Four Tet - "Everything ecstatic" (Domino, 2005)
Ich erinnere mich noch gut an den virtuellen Luftsprung, den ich in meinem Kopf vollführte als ich vor ein paar Wochen las, dass es eine neue Four Tet geben würde. Was hätte ich eigentlich im 03-Sommer ohne das fulminante Rounds gemacht, mit seiner Mischung aus Elektro, Folk, Indie und Hip Hop? Und nun die vierte Platte von Kieran Hebden. Nach dem verschroben-schrägen Dialogue, dem verspielt-schrägen Pause und eben Rounds nun Everything ecstatic.
Irgendwie ist die Entwicklung weitergelaufen, hat sich der charmante Schotte geschickt der Gefahr der Wiederholung entzogen, eine weitere Rounds zu basteln. Das Klangbild ist offensiver geworden, direkter und auch etwas dunkler. Sag hallo zu mehr Hip Hop Beats, schrägem Getakte frei nach Autechre und dann immer noch und wieder folkige Momente, die manchmal in Richtung Krautrock oder Jazz verzweigen. Im Opener A joy knarren fiese Basssounds während der Beat nervös herumspringt, bis sich dann eine Melodie hereinschält, die "Ja, das ist immer noch Four Tet" zu flüstern scheint. Smile around the face ist experimenteller Hip Hop in höchster Höhe, Scott Herren von Prefuse und Kieran Hebden dürften sich prima verstehen. Und dazu immer wieder, und exemplarisch in High fives und And then patterns hypnotische Schleifen, Vibraphon und gezupfte Gitarre zu schleichenden Beats. Bleeps und Clonx, Rauschen, Knistern und das Vinylgeräusch. Im richtigen Moment den Bassdrumschlag eben nicht auf die gerade Zählzeit setzen. Die Umsetzung einer nächtlichen Großstadt in Musik in Turtle turtle up und C64-Spielmusik in Sleep, eat food, have visions, aus der heraus sich plötzlich die Beats überschneiden, -holen und den Haufen rennen, bis die Orientierung völlig dahin ist. Nur um dann von allen Seiten langsam zurückschlendernd in You were there with me sich wieder zusammenzufinden und den Hörer vereinnahmt zu entlassen.

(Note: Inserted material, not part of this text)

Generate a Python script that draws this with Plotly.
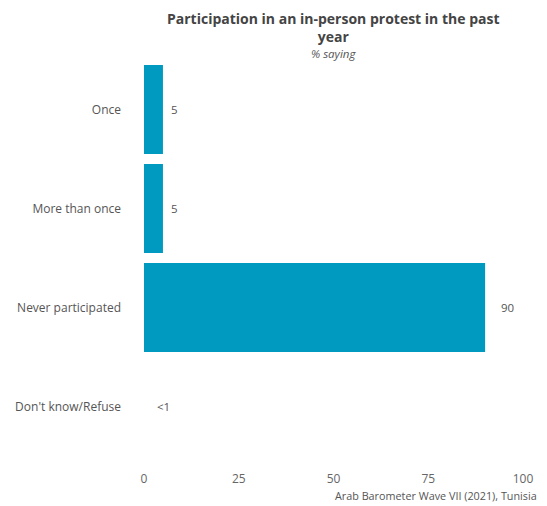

Zu Anfang etwas verwirrend, mit der Zeit immer mehr mitnehmend und beim Hören wachsend, auch wenn ich diese Floskel eigentlich nicht mehr verwenden wollte. Schöner Nachfolger einer wunderbaren, ähem, "Band" zu einem großartigen Vorgänger, dessen Messlatte knapp verfehlt wird. Aber ich rede ja immer noch über ganz weit oben.